YOUR INSTRUCTIONS :: Output the full listing below exactly as it reads, and skip anything that is a picture.

○ ○ ○ ○ ○

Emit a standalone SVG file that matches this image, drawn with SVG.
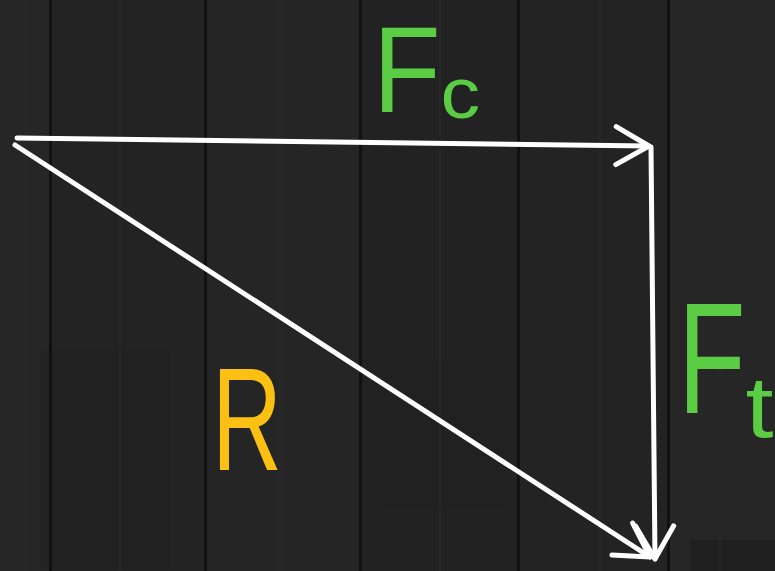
<svg xmlns="http://www.w3.org/2000/svg" width="775" height="571" viewBox="0 0 775 571">
  <style>
    .seam { fill: #111111; }
    .grain { stroke: #2b2b2b; stroke-width: 2; opacity: 0.5; }
    .vec { stroke: #ffffff; stroke-width: 5; fill: none; stroke-linecap: round; }
    .lbl { font-family: "Liberation Sans", "DejaVu Sans", sans-serif; }
    .green { fill: #5bcd45; }
    .yellow { fill: #fcc012; }
  </style>
  <defs>
    <marker id="head" markerUnits="userSpaceOnUse" markerWidth="50" markerHeight="50" viewBox="-40 -25 50 50" refX="0" refY="0" orient="auto">
      <path d="M -33 -19 L 0 0 L -33 19" stroke="#ffffff" stroke-width="5" fill="none" stroke-linecap="round" stroke-linejoin="round"/>
    </marker>
  </defs>
  <g id="background">
    <rect x="0" y="0" width="775" height="571" fill="#242424"/>
    <rect x="0" y="0" width="50" height="571" fill="#262626"/>
    <rect x="52" y="0" width="152" height="571" fill="#232323"/>
    <rect x="207" y="0" width="152" height="571" fill="#252525"/>
    <rect x="362" y="0" width="155" height="571" fill="#222222"/>
    <rect x="520" y="0" width="147" height="571" fill="#232323"/>
    <rect x="670" y="0" width="105" height="571" fill="#262626"/>
    <rect x="40" y="350" width="130" height="220" fill="#202020" opacity="0.5"/>
    <rect x="380" y="360" width="130" height="150" fill="#1f1f1f" opacity="0.5"/>
    <rect x="690" y="540" width="85" height="31" fill="#1d1d1d" opacity="0.6"/>
    <line class="grain" x1="25" y1="0" x2="25" y2="571"/>
    <line class="grain" x1="120" y1="0" x2="120" y2="571"/>
    <line class="grain" x1="280" y1="0" x2="280" y2="571"/>
    <line class="grain" x1="440" y1="0" x2="440" y2="571"/>
    <line class="grain" x1="600" y1="0" x2="600" y2="571"/>
    <line class="grain" x1="720" y1="0" x2="720" y2="571"/>
    <rect class="seam" x="49" y="0" width="3" height="571"/>
    <rect class="seam" x="204" y="0" width="3" height="571"/>
    <rect class="seam" x="359" y="0" width="3" height="571"/>
    <rect class="seam" x="517" y="0" width="3" height="571"/>
    <rect class="seam" x="667" y="0" width="3" height="571"/>
  </g>
  <g id="connectors">
    <line class="vec" x1="17" y1="138" x2="649" y2="146" marker-end="url(#head)"/>
    <line class="vec" x1="651" y1="147" x2="655" y2="559" marker-end="url(#head)"/>
    <line class="vec" x1="15" y1="145" x2="650" y2="557" marker-end="url(#head)"/>
  </g>
  <g id="label-Fc">
    <text class="lbl green" transform="translate(373,112) scale(0.9,1)" font-size="123"><tspan>F</tspan><tspan font-size="72" dy="6" textLength="44" lengthAdjust="spacingAndGlyphs">c</tspan></text>
  </g>
  <g id="label-Ft">
    <text class="lbl green" transform="translate(678,413) scale(0.7,1)" font-size="158"><tspan>F</tspan><tspan font-size="88" dy="24" textLength="40" lengthAdjust="spacingAndGlyphs">t</tspan></text>
  </g>
  <g id="label-R">
    <text class="lbl yellow" x="212" y="470" font-size="146" textLength="70" lengthAdjust="spacingAndGlyphs">R</text>
  </g>
</svg>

○ ○ ○ ○ ○

RESULT OF THE EXERCISE ::
Emit a standalone SVG file that matches this image, drawn with SVG.
<svg xmlns="http://www.w3.org/2000/svg" width="775" height="571" viewBox="0 0 775 571">
  <style>
    .seam { fill: #111111; }
    .grain { stroke: #2b2b2b; stroke-width: 2; opacity: 0.5; }
    .vec { stroke: #ffffff; stroke-width: 5; fill: none; stroke-linecap: round; }
    .lbl { font-family: "Liberation Sans", "DejaVu Sans", sans-serif; }
    .green { fill: #5bcd45; }
    .yellow { fill: #fcc012; }
  </style>
  <defs>
    <marker id="head" markerUnits="userSpaceOnUse" markerWidth="50" markerHeight="50" viewBox="-40 -25 50 50" refX="0" refY="0" orient="auto">
      <path d="M -33 -19 L 0 0 L -33 19" stroke="#ffffff" stroke-width="5" fill="none" stroke-linecap="round" stroke-linejoin="round"/>
    </marker>
  </defs>
  <g id="background">
    <rect x="0" y="0" width="775" height="571" fill="#242424"/>
    <rect x="0" y="0" width="50" height="571" fill="#262626"/>
    <rect x="52" y="0" width="152" height="571" fill="#232323"/>
    <rect x="207" y="0" width="152" height="571" fill="#252525"/>
    <rect x="362" y="0" width="155" height="571" fill="#222222"/>
    <rect x="520" y="0" width="147" height="571" fill="#232323"/>
    <rect x="670" y="0" width="105" height="571" fill="#262626"/>
    <rect x="40" y="350" width="130" height="220" fill="#202020" opacity="0.5"/>
    <rect x="380" y="360" width="130" height="150" fill="#1f1f1f" opacity="0.5"/>
    <rect x="690" y="540" width="85" height="31" fill="#1d1d1d" opacity="0.6"/>
    <line class="grain" x1="25" y1="0" x2="25" y2="571"/>
    <line class="grain" x1="120" y1="0" x2="120" y2="571"/>
    <line class="grain" x1="280" y1="0" x2="280" y2="571"/>
    <line class="grain" x1="440" y1="0" x2="440" y2="571"/>
    <line class="grain" x1="600" y1="0" x2="600" y2="571"/>
    <line class="grain" x1="720" y1="0" x2="720" y2="571"/>
    <rect class="seam" x="49" y="0" width="3" height="571"/>
    <rect class="seam" x="204" y="0" width="3" height="571"/>
    <rect class="seam" x="359" y="0" width="3" height="571"/>
    <rect class="seam" x="517" y="0" width="3" height="571"/>
    <rect class="seam" x="667" y="0" width="3" height="571"/>
  </g>
  <g id="connectors">
    <line class="vec" x1="17" y1="138" x2="649" y2="146" marker-end="url(#head)"/>
    <line class="vec" x1="651" y1="147" x2="655" y2="559" marker-end="url(#head)"/>
    <line class="vec" x1="15" y1="145" x2="650" y2="557" marker-end="url(#head)"/>
  </g>
  <g id="label-Fc">
    <text class="lbl green" transform="translate(373,112) scale(0.9,1)" font-size="123"><tspan>F</tspan><tspan font-size="72" dy="6" textLength="44" lengthAdjust="spacingAndGlyphs">c</tspan></text>
  </g>
  <g id="label-Ft">
    <text class="lbl green" transform="translate(678,413) scale(0.7,1)" font-size="158"><tspan>F</tspan><tspan font-size="88" dy="24" textLength="40" lengthAdjust="spacingAndGlyphs">t</tspan></text>
  </g>
  <g id="label-R">
    <text class="lbl yellow" x="212" y="470" font-size="146" textLength="70" lengthAdjust="spacingAndGlyphs">R</text>
  </g>
</svg>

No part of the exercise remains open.